Signs the breaker is the problem:
- The circuit has been in service for 20+ years without issues, and trips have only become common recently
- The trips occur at inconsistent loads — sometimes it handles the full load fine, other times it trips at half the load
- The breaker trips with everything unplugged
- The breaker feels loose, makes a buzzing sound, or runs hot to the touch
A worn breaker needs to be replaced. Browse replacement circuit breakers (/collections/all-circuit-breakers) and match the brand, amperage, and pole configuration exactly.
Cause 3: A hidden or growing overload
"Random" trips are sometimes just unnoticed overloads. If a circuit serves a combination of devices that changes frequently — a home office with a space heater, a kitchen counter with varying appliance combinations —
the total draw may occasionally push past 80% of the breaker's rated capacity without it being obvious.

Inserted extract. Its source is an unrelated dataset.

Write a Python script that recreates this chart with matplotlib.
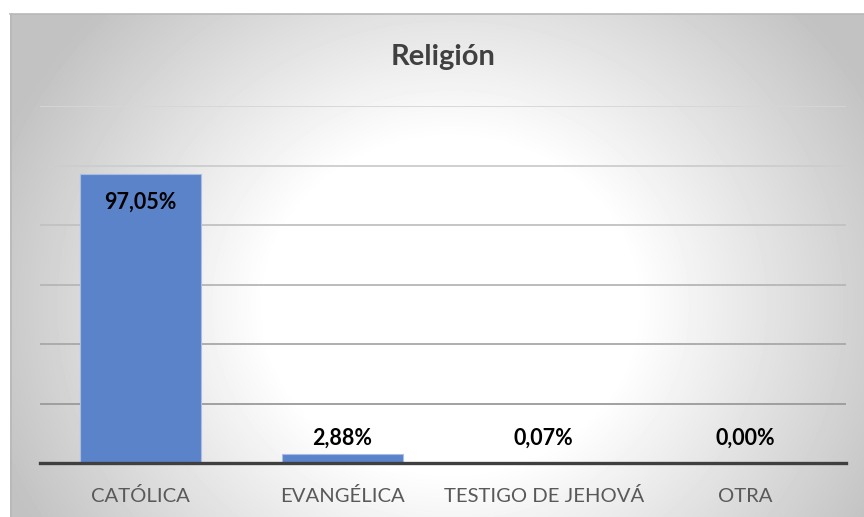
import numpy as np
import matplotlib.pyplot as plt

categories = ["CATÓLICA", "EVANGÉLICA", "TESTIGO DE JEHOVÁ", "OTRA"]
shares = [97.05, 2.88, 0.07, 0.00]
value_labels = ["97,05%", "2,88%", "0,07%", "0,00%"]
title = "Religión"
grid_levels = [20, 40, 60, 80, 100, 120]

FONT = ["Lato", "DejaVu Sans"]
W, H = 864, 517
fig = plt.figure(figsize=(W / 100, H / 100), dpi=100)
fig.patch.set_facecolor("white")


def fx(x):
    return x / W


def fy(y):
    return 1 - y / H


# chart panel with a soft radial gradient (white centre, grey edges)
px0, py0 = 10, 14
bg = fig.add_axes([fx(px0), 0, (W - px0) / W, (H - py0) / H])
yy, xx = np.mgrid[py0:H, px0:W]
dist = np.hypot((xx - 450) / 1.0, (yy - 305) / 0.9)
shade = 1 - 0.21 * np.clip((dist - 185) / 260, 0, 1.15)
bg.imshow(shade, cmap="gray", vmin=0, vmax=1, extent=[px0, W, H, py0],
          aspect="auto", interpolation="bilinear")
bg.set_xlim(px0, W)
bg.set_ylim(H, py0)
bg.axis("off")
bg.plot([px0, W], [py0 + 0.5, py0 + 0.5], color="#b8b8b8", lw=1.2, clip_on=False)
bg.plot([px0 + 0.5, px0 + 0.5], [py0, H], color="#b8b8b8", lw=1.2, clip_on=False)

# plotting area
ax = fig.add_axes([fx(40), fy(463), (846 - 40) / W, (463 - 106) / H])
ax.patch.set_alpha(0)
ax.set_xlim(-0.5, len(categories) - 0.5)
ax.set_ylim(0, 120)
for s in ax.spines.values():
    s.set_visible(False)
ax.set_xticks([])
ax.set_yticks([])

grid_colors = ["#9a9a9a", "#a8a8a8", "#b6b6b6", "#c2c2c2", "#cdcdcd", "#d6d6d6"]
for lvl, c in zip(grid_levels, grid_colors):
    ax.axhline(lvl, color=c, lw=1.3, zorder=1)

x = np.arange(len(categories))
ax.bar(x, shares, width=0.6, color="#5b83c9", edgecolor="#a9bde3",
       linewidth=0.8, zorder=2)
ax.axhline(0, color="#3f3f3f", lw=2.4, zorder=3, clip_on=False)

# value labels
for i, (v, lab) in enumerate(zip(shares, value_labels)):
    if v > 50:
        ax.annotate(lab, xy=(i, v), xytext=(0, -34 * 0.72), textcoords="offset points",
                    ha="center", va="baseline", fontsize=15.5, fontweight="bold",
                    color="black", family=FONT, zorder=4)
    else:
        ax.annotate(lab, xy=(i, 0), xytext=(0, 18 * 0.72), textcoords="offset points",
                    ha="center", va="baseline", fontsize=15.5, fontweight="bold",
                    color="black", family=FONT, zorder=4)

# category labels
for i, cat in enumerate(categories):
    ax.annotate(cat, xy=(i, 0), xytext=(0, -39 * 0.72), textcoords="offset points",
                ha="center", va="baseline", fontsize=14.6, color="#595959",
                family=FONT, annotation_clip=False)

fig.text(fx(443), fy(65), title, ha="center", va="baseline", fontsize=21,
         fontweight="bold", color="#404040", family=FONT)

fig.savefig("out.png", dpi=100)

How to check: Add up the wattage of everything on the circuit (check labels or use a plug-in watt meter). Divide total watts by 120 to get approximate amps. If you're regularly above 80% of the breaker's rating — 12A
on a 15A breaker, 16A on a 20A breaker — you have a real overload, not a random trip.
Fix: Move some devices to a different circuit, or have an electrician add a dedicated circuit for high-draw appliances like space heaters, microwaves, or coffee makers.
Cause 4: An arc fault — the most dangerous cause
If none of the above explains the random tripping, there may be an arc fault developing in the wiring. Arc faults are caused by damaged, pinched, or deteriorating wire insulation that allows intermittent sparking. They
don't show up as overloads or ground faults, so a standard breaker may trip randomly or may not trip at all.
Warning signs specific to arc faults:
- Slight burning or hot plastic smell near outlets, switches, or the panel
- Lights flickering or dimming intermittently
- A circuit routed under carpet, through tight spaces, or in areas where wiring might be pinched
The correct fix is an AFCI circuit breaker (/collections/afci-arc-fault) — it specifically monitors for arc fault signatures and will trip reliably when a real arc is detected.
How to troubleshoot a randomly tripping breaker
1. Note the pattern — Does it trip at certain times of day? When specific appliances run? After the circuit has been on for 30+ minutes?
2. Check for loose connections — Turn off the breaker and inspect every outlet and switch on that circuit. Tighten any loose screws.
3. Calculate the load — Add up everything on the circuit at maximum use. If you're over 80% of the breaker rating, that's your answer.
4. Test the breaker with no load — Reset it and immediately test for voltage at an outlet before plugging anything in. If it trips without any load, the breaker is faulty.
5. Upgrade to AFCI — If you've ruled out loose connections, overloads, and a failed breaker, an AFCI circuit breaker (/collections/afci-arc-fault) will detect any arc fault activity that a standard breaker misses.
FAQ
Can weather cause a circuit breaker to trip randomly?
Indirectly, yes. Humidity can worsen existing ground fault issues — moisture on wiring insulation in a garage, crawl space, or outdoor circuit increases ground leakage. Extreme heat can push an already-marginal load
over the tripping threshold. If trips correlate with weather, check for moisture intrusion or run a load calculation.
Why does my breaker trip in the middle of the night with nothing running?
A breaker tripping overnight usually points to a HVAC unit, refrigerator, sump pump, or other appliance that cycles on automatically. Check if anything on that circuit runs on a timer or thermostat. If truly nothing is
running, suspect a loose connection at the panel or a failing breaker.
Is it safe to keep resetting a randomly tripping breaker?
Only until you can investigate. One or two resets to confirm the pattern is fine. Repeatedly resetting a breaker that trips without an obvious cause — especially if you notice any burning smell or see scorch marks — is
dangerous.
How much does it cost to fix a randomly tripping breaker?
If it's a loose connection you can access at an outlet: free. If it's a failed breaker: $15–$75 for the replacement part. If it's a wiring fault requiring an electrician: $150–$500+ depending on location and scope.